Now, with the AP Ordinance, the government seems determined to remove borrowers' access to MFIs. As a piece of legislation, the AP Ordinance has more to do with helping the state government program enjoy a monopoly over the poor than with preventing strong-armed debt collection.

Clearly it would be better for the government to understand that the poor have the right to make choices — and that there are better ways to serve the poor than crippling its competition.

At the same time, the MFIs need to understand that social businesses are complex and that, as they scale and become part of the mainstream financial system, they need to be more careful managers, of both their operational reality and their external image. When the most substantial plank in your reputation platform is poverty alleviation, perceptions are all-important. In contrast to the Indian Information Technology Industry, which has done a good job of managing values and reputation without moving the focus from commercial objectives, the MFIs have allowed others to shape perceptions of them. They are perceived as lacking in transparency about their interest rates and unable to effectively manage external stakeholders such as the media and the State. This perception comes closer to the truth when a leading MFI allows a post-IPO spat among its own leaders to play out in front of the public.

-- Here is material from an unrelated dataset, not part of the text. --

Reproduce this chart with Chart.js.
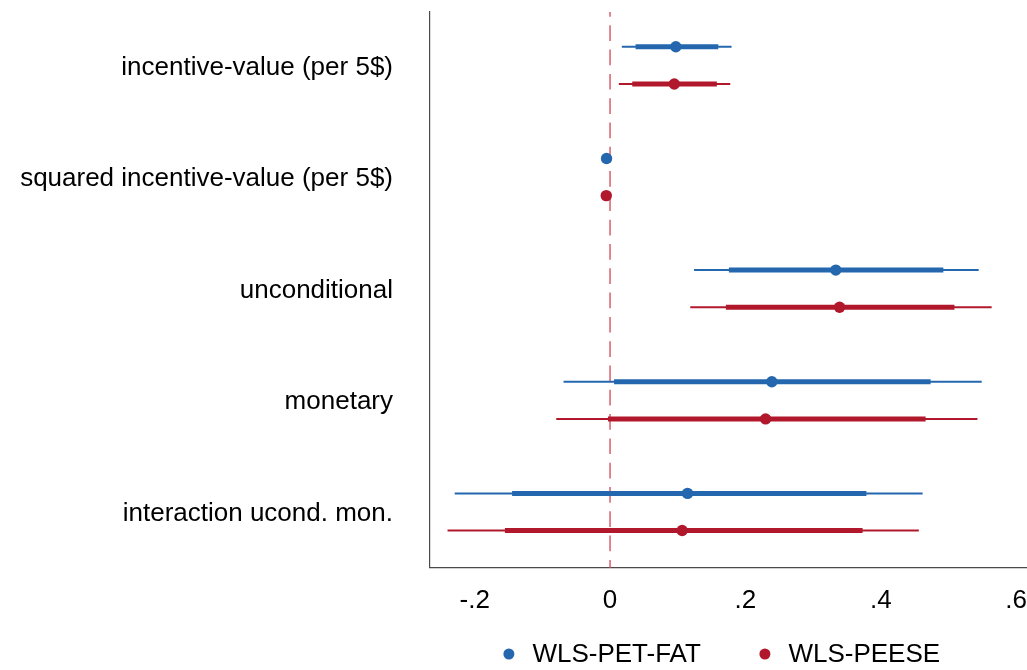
<!DOCTYPE html>
<html>
<head>
<meta charset="utf-8">
<script src="https://cdn.jsdelivr.net/npm/chart.js@4.4.1/dist/chart.umd.min.js"></script>
<style>
  html, body { margin: 0; padding: 0; background: #ffffff; }
  #wrap { width: 1027px; height: 670px; }
</style>
</head>
<body>
<div id="wrap"><canvas id="c" width="1027" height="670"></canvas></div>
<script>
// ---------------- data ----------------
const CATEGORIES = [
  'incentive-value (per 5$)',
  'squared incentive-value (per 5$)',
  'unconditional',
  'monetary',
  'interaction ucond. mon.'
];
const SERIES_NAMES = ['WLS-PET-FAT', 'WLS-PEESE'];

const PET_EST      = [0.0972, -0.0052, 0.3335, 0.2390, 0.1145];
const PET_CI95_LO  = [0.0174, -0.0062, 0.1241, -0.0687, -0.2295];
const PET_CI95_HI  = [0.1795, -0.0042, 0.5446, 0.5491, 0.4618];
const PET_CI90_LO  = [0.0377, -0.0058, 0.1756, 0.0059, -0.1447];
const PET_CI90_HI  = [0.1599, -0.0046, 0.4924, 0.4736, 0.3787];

const PEESE_EST     = [0.0949, -0.0056, 0.3391, 0.2298, 0.1065];
const PEESE_CI95_LO = [0.0130, -0.0066, 0.1185, -0.0795, -0.2401];
const PEESE_CI95_HI = [0.1776, -0.0046, 0.5638, 0.5428, 0.4562];
const PEESE_CI90_LO = [0.0328, -0.0062, 0.1711, -0.0031, -0.1553];
const PEESE_CI90_HI = [0.1578, -0.0050, 0.5088, 0.4662, 0.3731];

const X_TICKS       = [-0.2, 0, 0.2, 0.4, 0.6];
const X_TICK_LABELS = ['-.2', '0', '.2', '.4', '.6'];
const REF_VALUE = 0;

// ---------------- styling ----------------
const BLUE = '#2467af';
const RED  = '#b1182c';
const FONT = '"Liberation Sans", Arial, Helvetica, sans-serif';
const FONT_SIZE = 26;
const AXIS_COLOR = '#4a4a4a';
const SERIES_OFFSET = 0.1665;   // vertical separation of the two series within a category

function rows(lo, hi, off) {
  return CATEGORIES.map((c, i) => ({ y: i + off, x: [lo[i], hi[i]] }));
}
function pts(est, off) {
  return CATEGORIES.map((c, i) => ({ y: i + off, x: est[i] }));
}

const datasets = [
  { type: 'scatter', label: SERIES_NAMES[0], data: pts(PET_EST, -SERIES_OFFSET),
    backgroundColor: BLUE, borderColor: BLUE, pointRadius: 5.7, pointBorderWidth: 0, order: 0, isLegend: true },
  { type: 'scatter', label: SERIES_NAMES[1], data: pts(PEESE_EST, SERIES_OFFSET),
    backgroundColor: RED, borderColor: RED, pointRadius: 5.7, pointBorderWidth: 0, order: 0, isLegend: true },
  { type: 'bar', indexAxis: 'y', label: 'pet90', data: rows(PET_CI90_LO, PET_CI90_HI, -SERIES_OFFSET),
    backgroundColor: BLUE, barThickness: 5, grouped: false, borderWidth: 0, inflateAmount: 0, order: 1 },
  { type: 'bar', indexAxis: 'y', label: 'peese90', data: rows(PEESE_CI90_LO, PEESE_CI90_HI, SERIES_OFFSET),
    backgroundColor: RED, barThickness: 5, grouped: false, borderWidth: 0, inflateAmount: 0, order: 1 },
  { type: 'bar', indexAxis: 'y', label: 'pet95', data: rows(PET_CI95_LO, PET_CI95_HI, -SERIES_OFFSET),
    backgroundColor: BLUE, barThickness: 2, grouped: false, borderWidth: 0, inflateAmount: 0, order: 2 },
  { type: 'bar', indexAxis: 'y', label: 'peese95', data: rows(PEESE_CI95_LO, PEESE_CI95_HI, SERIES_OFFSET),
    backgroundColor: RED, barThickness: 2, grouped: false, borderWidth: 0, inflateAmount: 0, order: 2 }
];

// dashed reference line at REF_VALUE
const refLine = {
  id: 'refLine',
  beforeDatasetsDraw(chart) {
    const { ctx, chartArea } = chart;
    const x = chart.scales.x.getPixelForValue(REF_VALUE);
    ctx.save();
    ctx.strokeStyle = '#d6606f';
    ctx.lineWidth = 1.5;
    ctx.setLineDash([15.7, 8.6]);
    ctx.lineDashOffset = 11;
    ctx.beginPath();
    ctx.moveTo(x, chartArea.top);
    ctx.lineTo(x, chartArea.bottom);
    ctx.stroke();
    ctx.restore();
  }
};

// legend drawn below the axis
const bottomLegend = {
  id: 'bottomLegend',
  afterDraw(chart) {
    const { ctx, chartArea } = chart;
    const items = chart.data.datasets.filter(d => d.isLegend);
    ctx.save();
    ctx.font = FONT_SIZE + 'px ' + FONT;
    const dotToText = 23.5, itemGap = 64;
    const widths = items.map(d => ctx.measureText(d.label).width);
    let total = 0;
    widths.forEach((w, i) => { total += dotToText + w + (i < widths.length - 1 ? itemGap : 0); });
    let x = (chartArea.left + chartArea.right) / 2 - 4 - total / 2;
    const y = chart.height - 15;
    items.forEach((d, i) => {
      ctx.fillStyle = d.backgroundColor;
      ctx.beginPath();
      ctx.arc(x, y - 1, 5.5, 0, Math.PI * 2);
      ctx.fill();
      ctx.fillStyle = '#000';
      ctx.textAlign = 'left';
      ctx.textBaseline = 'middle';
      ctx.fillText(d.label, x + dotToText, y);
      x += dotToText + widths[i] + itemGap;
    });
    ctx.restore();
  }
};

new Chart(document.getElementById('c'), {
  type: 'scatter',
  data: { datasets },
  plugins: [refLine, bottomLegend],
  options: {
    responsive: false,
    animation: false,
    devicePixelRatio: 1,
    layout: { autoPadding: false, padding: { top: 12, right: 0, bottom: 54, left: 0 } },
    plugins: { legend: { display: false }, tooltip: { enabled: false } },
    scales: {
      x: {
        type: 'linear',
        offset: false,
        min: -0.266,
        max: 0.616,
        afterBuildTicks: s => { s.ticks = X_TICKS.map(v => ({ value: v })); },
        afterFit: s => { s.height = 48.2; s.paddingLeft = 0; s.paddingRight = 0; s.paddingTop = 0; s.paddingBottom = 0; },
        ticks: {
          callback: (v, i) => X_TICK_LABELS[i],
          padding: 17,
          color: '#000',
          font: { family: FONT, size: FONT_SIZE },
          maxRotation: 0,
          autoSkip: false
        },
        grid: { display: false, drawTicks: false, offset: false },
        border: { display: true, color: AXIS_COLOR, width: 1.2 }
      },
      y: {
        type: 'linear',
        offset: false,
        reverse: true,
        min: -0.478,
        max: 4.5,
        afterBuildTicks: s => { s.ticks = CATEGORIES.map((c, i) => ({ value: i })); },
        afterFit: s => { s.width = 430; s.paddingLeft = 0; s.paddingRight = 0; s.paddingTop = 0; s.paddingBottom = 0; },
        ticks: {
          callback: (v, i) => CATEGORIES[i],
          padding: 37,
          labelOffset: 2,
          color: '#000',
          font: { family: FONT, size: FONT_SIZE },
          autoSkip: false
        },
        grid: { display: false, drawTicks: false, offset: false },
        border: { display: true, color: AXIS_COLOR, width: 1.2 }
      }
    }
  }
});
</script>
</body>
</html>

The fight over the poor seems to be getting uglier, but microfinance is too good a tool for financial inclusion to be thwarted by poor positioning. If both sides do not look inwards and make adequate course corrections, their destructive competition has the potential to set us back by 10 years.

Vineet Rai is the Founder and Chairman of Intellecap, which has recently released a white paper on the 2010 microfinance crisis in Andhra Pradesh. He is also founder of Aavishkaar, an investor in commercially viable enterprises that also have a social impact.

1 comment:

  1. Some of the greatest crimes in Human history were at the time they were committed justified using common statistics to show how they are just normal occurences within having no extraordinary causes. The author uses the same kind of justification here when he says that if we extrapolate national suicide statistics to say a sample like the customer base of SKS the numbers would be relatively the same. Not only is that ruthless it also discounts another relationship that could possible exist. Namely that the national figure could be influenced by the Suicides of borrowers from SKS as a result of intimidation from the MFI. While i do not say it is the truth what i say is that it is time there was a serious examination of the manner in which the MFI sector in India operates and ensure that just like how there are regulations regarding how banks treat their borrowers and the rules on recovery agents there are similar regulations and rules for MFI's too! While i do agree with the fact that there 'might be' subtle intentions in regulation to give a helping hand to government programmes and government agencies that cannot be used as a justification to claim monopolization of the sector and to call on the government to back off!!